## Extracted information

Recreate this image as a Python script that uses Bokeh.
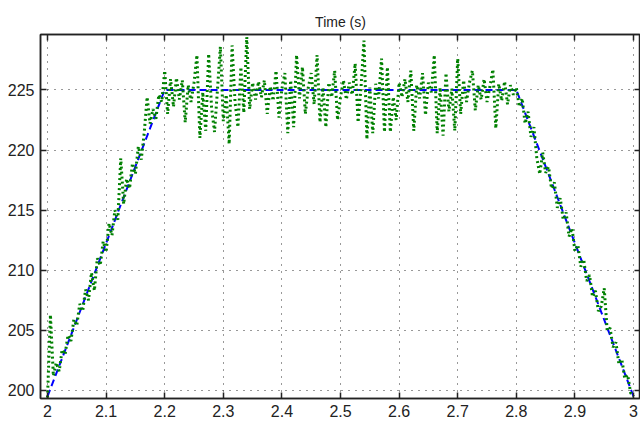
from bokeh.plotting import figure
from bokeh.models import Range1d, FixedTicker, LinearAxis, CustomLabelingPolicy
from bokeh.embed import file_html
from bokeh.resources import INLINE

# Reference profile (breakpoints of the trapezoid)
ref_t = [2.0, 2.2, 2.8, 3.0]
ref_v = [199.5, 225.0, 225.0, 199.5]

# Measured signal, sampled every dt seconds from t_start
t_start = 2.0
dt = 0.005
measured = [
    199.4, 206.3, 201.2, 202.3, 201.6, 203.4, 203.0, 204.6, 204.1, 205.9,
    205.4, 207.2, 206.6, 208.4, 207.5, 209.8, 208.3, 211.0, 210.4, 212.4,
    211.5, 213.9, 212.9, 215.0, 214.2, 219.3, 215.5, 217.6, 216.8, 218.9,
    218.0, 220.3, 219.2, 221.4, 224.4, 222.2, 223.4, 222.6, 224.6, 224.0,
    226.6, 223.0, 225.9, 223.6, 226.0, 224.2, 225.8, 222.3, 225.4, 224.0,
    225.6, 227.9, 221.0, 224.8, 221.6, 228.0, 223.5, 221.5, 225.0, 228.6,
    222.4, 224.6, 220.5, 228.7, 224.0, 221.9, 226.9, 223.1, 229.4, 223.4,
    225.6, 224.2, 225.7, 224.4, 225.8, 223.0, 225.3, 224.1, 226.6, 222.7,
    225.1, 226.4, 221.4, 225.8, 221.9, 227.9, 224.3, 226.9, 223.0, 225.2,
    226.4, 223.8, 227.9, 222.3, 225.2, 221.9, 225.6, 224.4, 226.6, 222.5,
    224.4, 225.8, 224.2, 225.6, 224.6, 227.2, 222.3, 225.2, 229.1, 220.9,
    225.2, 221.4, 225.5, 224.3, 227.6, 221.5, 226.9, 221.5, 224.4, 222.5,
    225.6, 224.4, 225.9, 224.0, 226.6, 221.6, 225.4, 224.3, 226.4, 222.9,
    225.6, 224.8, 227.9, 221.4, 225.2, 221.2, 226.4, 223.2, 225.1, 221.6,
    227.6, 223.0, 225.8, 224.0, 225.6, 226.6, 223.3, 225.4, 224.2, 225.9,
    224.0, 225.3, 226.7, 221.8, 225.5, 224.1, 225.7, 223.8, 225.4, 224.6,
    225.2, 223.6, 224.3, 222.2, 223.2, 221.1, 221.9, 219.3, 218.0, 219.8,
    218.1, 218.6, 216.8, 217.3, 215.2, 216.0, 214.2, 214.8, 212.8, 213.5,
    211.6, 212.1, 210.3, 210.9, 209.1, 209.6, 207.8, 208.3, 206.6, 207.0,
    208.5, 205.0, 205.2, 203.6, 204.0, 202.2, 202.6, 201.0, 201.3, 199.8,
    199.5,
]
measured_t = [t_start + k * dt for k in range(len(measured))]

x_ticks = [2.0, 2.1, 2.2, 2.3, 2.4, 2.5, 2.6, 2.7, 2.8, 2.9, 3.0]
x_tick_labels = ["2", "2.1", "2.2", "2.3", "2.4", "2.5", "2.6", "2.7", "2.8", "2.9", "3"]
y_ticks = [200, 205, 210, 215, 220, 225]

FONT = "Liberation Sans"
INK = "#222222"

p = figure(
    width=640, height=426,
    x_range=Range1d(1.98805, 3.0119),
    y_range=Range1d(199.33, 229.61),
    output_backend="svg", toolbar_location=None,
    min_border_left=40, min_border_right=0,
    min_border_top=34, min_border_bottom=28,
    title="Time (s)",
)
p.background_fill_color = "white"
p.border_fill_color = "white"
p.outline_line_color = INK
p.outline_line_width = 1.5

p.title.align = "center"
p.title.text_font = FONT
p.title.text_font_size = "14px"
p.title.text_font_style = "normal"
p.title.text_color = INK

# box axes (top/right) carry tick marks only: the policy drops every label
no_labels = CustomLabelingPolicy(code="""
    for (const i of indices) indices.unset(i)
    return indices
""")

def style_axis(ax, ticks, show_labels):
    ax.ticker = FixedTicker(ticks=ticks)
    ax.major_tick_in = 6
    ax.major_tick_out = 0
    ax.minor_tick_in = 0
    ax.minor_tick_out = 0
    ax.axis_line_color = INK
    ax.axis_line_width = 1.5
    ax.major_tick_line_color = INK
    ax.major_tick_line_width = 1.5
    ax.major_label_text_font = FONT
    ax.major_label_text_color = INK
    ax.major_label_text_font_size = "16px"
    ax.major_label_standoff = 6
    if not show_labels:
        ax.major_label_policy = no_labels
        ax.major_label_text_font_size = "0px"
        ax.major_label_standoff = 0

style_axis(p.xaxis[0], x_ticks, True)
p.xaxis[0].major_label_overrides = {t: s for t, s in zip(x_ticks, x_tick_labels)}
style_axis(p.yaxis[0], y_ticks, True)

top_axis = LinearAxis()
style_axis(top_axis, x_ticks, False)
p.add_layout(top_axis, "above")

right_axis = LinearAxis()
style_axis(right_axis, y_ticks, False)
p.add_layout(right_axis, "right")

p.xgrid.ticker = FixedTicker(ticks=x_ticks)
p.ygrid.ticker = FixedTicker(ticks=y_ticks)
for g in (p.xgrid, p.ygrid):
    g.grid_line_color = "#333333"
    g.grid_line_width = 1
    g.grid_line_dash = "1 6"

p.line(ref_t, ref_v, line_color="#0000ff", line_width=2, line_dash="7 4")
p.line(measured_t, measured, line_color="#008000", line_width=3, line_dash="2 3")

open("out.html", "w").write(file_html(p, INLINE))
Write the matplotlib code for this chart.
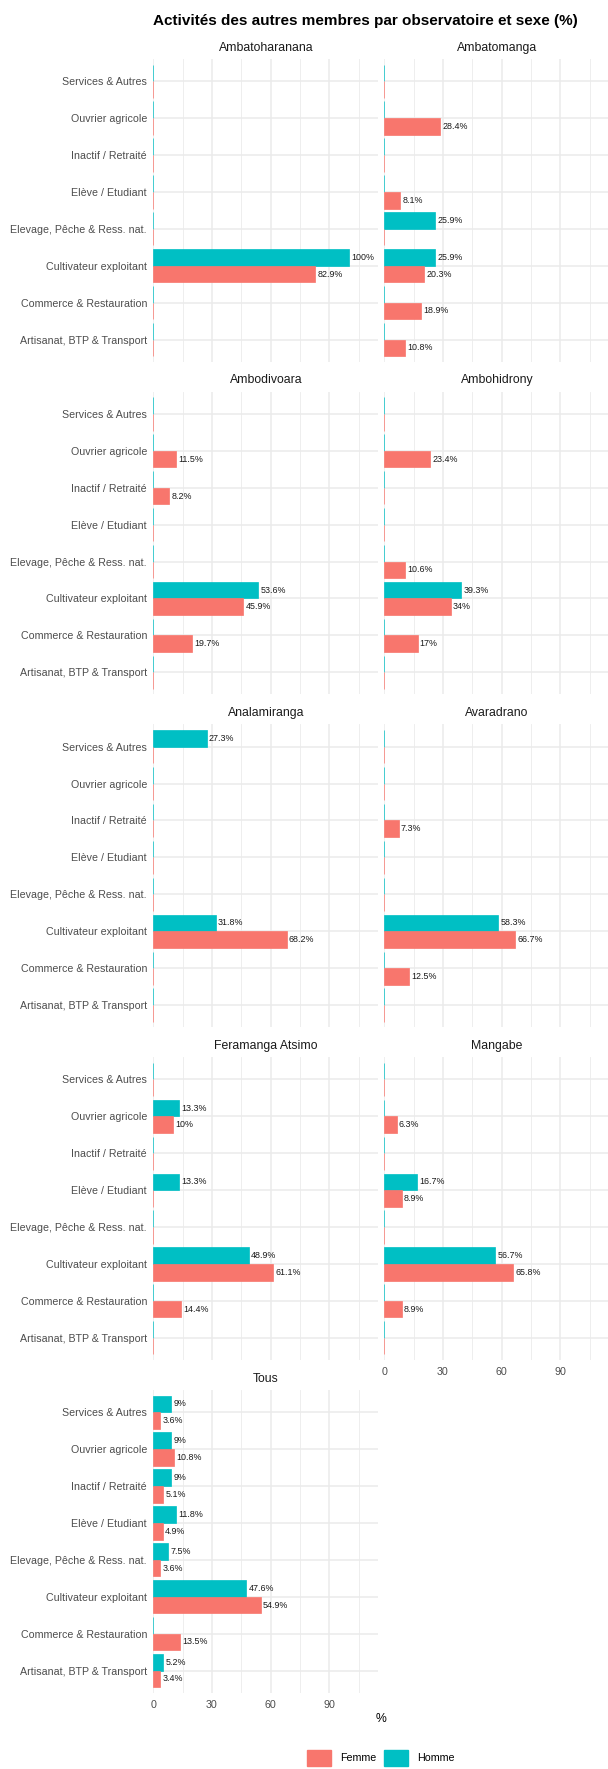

## Prompt
Write out the entries above verbatim; the pictures do not belong in your copy.

## Exercise response
Recreate this image as a Python script that uses Bokeh.
from bokeh.plotting import figure
from bokeh.models import Range1d, FixedTicker, LinearAxis, CustomLabelingPolicy
from bokeh.embed import file_html
from bokeh.resources import INLINE

# Reference profile (breakpoints of the trapezoid)
ref_t = [2.0, 2.2, 2.8, 3.0]
ref_v = [199.5, 225.0, 225.0, 199.5]

# Measured signal, sampled every dt seconds from t_start
t_start = 2.0
dt = 0.005
measured = [
    199.4, 206.3, 201.2, 202.3, 201.6, 203.4, 203.0, 204.6, 204.1, 205.9,
    205.4, 207.2, 206.6, 208.4, 207.5, 209.8, 208.3, 211.0, 210.4, 212.4,
    211.5, 213.9, 212.9, 215.0, 214.2, 219.3, 215.5, 217.6, 216.8, 218.9,
    218.0, 220.3, 219.2, 221.4, 224.4, 222.2, 223.4, 222.6, 224.6, 224.0,
    226.6, 223.0, 225.9, 223.6, 226.0, 224.2, 225.8, 222.3, 225.4, 224.0,
    225.6, 227.9, 221.0, 224.8, 221.6, 228.0, 223.5, 221.5, 225.0, 228.6,
    222.4, 224.6, 220.5, 228.7, 224.0, 221.9, 226.9, 223.1, 229.4, 223.4,
    225.6, 224.2, 225.7, 224.4, 225.8, 223.0, 225.3, 224.1, 226.6, 222.7,
    225.1, 226.4, 221.4, 225.8, 221.9, 227.9, 224.3, 226.9, 223.0, 225.2,
    226.4, 223.8, 227.9, 222.3, 225.2, 221.9, 225.6, 224.4, 226.6, 222.5,
    224.4, 225.8, 224.2, 225.6, 224.6, 227.2, 222.3, 225.2, 229.1, 220.9,
    225.2, 221.4, 225.5, 224.3, 227.6, 221.5, 226.9, 221.5, 224.4, 222.5,
    225.6, 224.4, 225.9, 224.0, 226.6, 221.6, 225.4, 224.3, 226.4, 222.9,
    225.6, 224.8, 227.9, 221.4, 225.2, 221.2, 226.4, 223.2, 225.1, 221.6,
    227.6, 223.0, 225.8, 224.0, 225.6, 226.6, 223.3, 225.4, 224.2, 225.9,
    224.0, 225.3, 226.7, 221.8, 225.5, 224.1, 225.7, 223.8, 225.4, 224.6,
    225.2, 223.6, 224.3, 222.2, 223.2, 221.1, 221.9, 219.3, 218.0, 219.8,
    218.1, 218.6, 216.8, 217.3, 215.2, 216.0, 214.2, 214.8, 212.8, 213.5,
    211.6, 212.1, 210.3, 210.9, 209.1, 209.6, 207.8, 208.3, 206.6, 207.0,
    208.5, 205.0, 205.2, 203.6, 204.0, 202.2, 202.6, 201.0, 201.3, 199.8,
    199.5,
]
measured_t = [t_start + k * dt for k in range(len(measured))]

x_ticks = [2.0, 2.1, 2.2, 2.3, 2.4, 2.5, 2.6, 2.7, 2.8, 2.9, 3.0]
x_tick_labels = ["2", "2.1", "2.2", "2.3", "2.4", "2.5", "2.6", "2.7", "2.8", "2.9", "3"]
y_ticks = [200, 205, 210, 215, 220, 225]

FONT = "Liberation Sans"
INK = "#222222"

p = figure(
    width=640, height=426,
    x_range=Range1d(1.98805, 3.0119),
    y_range=Range1d(199.33, 229.61),
    output_backend="svg", toolbar_location=None,
    min_border_left=40, min_border_right=0,
    min_border_top=34, min_border_bottom=28,
    title="Time (s)",
)
p.background_fill_color = "white"
p.border_fill_color = "white"
p.outline_line_color = INK
p.outline_line_width = 1.5

p.title.align = "center"
p.title.text_font = FONT
p.title.text_font_size = "14px"
p.title.text_font_style = "normal"
p.title.text_color = INK

# box axes (top/right) carry tick marks only: the policy drops every label
no_labels = CustomLabelingPolicy(code="""
    for (const i of indices) indices.unset(i)
    return indices
""")

def style_axis(ax, ticks, show_labels):
    ax.ticker = FixedTicker(ticks=ticks)
    ax.major_tick_in = 6
    ax.major_tick_out = 0
    ax.minor_tick_in = 0
    ax.minor_tick_out = 0
    ax.axis_line_color = INK
    ax.axis_line_width = 1.5
    ax.major_tick_line_color = INK
    ax.major_tick_line_width = 1.5
    ax.major_label_text_font = FONT
    ax.major_label_text_color = INK
    ax.major_label_text_font_size = "16px"
    ax.major_label_standoff = 6
    if not show_labels:
        ax.major_label_policy = no_labels
        ax.major_label_text_font_size = "0px"
        ax.major_label_standoff = 0

style_axis(p.xaxis[0], x_ticks, True)
p.xaxis[0].major_label_overrides = {t: s for t, s in zip(x_ticks, x_tick_labels)}
style_axis(p.yaxis[0], y_ticks, True)

top_axis = LinearAxis()
style_axis(top_axis, x_ticks, False)
p.add_layout(top_axis, "above")

right_axis = LinearAxis()
style_axis(right_axis, y_ticks, False)
p.add_layout(right_axis, "right")

p.xgrid.ticker = FixedTicker(ticks=x_ticks)
p.ygrid.ticker = FixedTicker(ticks=y_ticks)
for g in (p.xgrid, p.ygrid):
    g.grid_line_color = "#333333"
    g.grid_line_width = 1
    g.grid_line_dash = "1 6"

p.line(ref_t, ref_v, line_color="#0000ff", line_width=2, line_dash="7 4")
p.line(measured_t, measured, line_color="#008000", line_width=3, line_dash="2 3")

open("out.html", "w").write(file_html(p, INLINE))
Write the matplotlib code for this chart.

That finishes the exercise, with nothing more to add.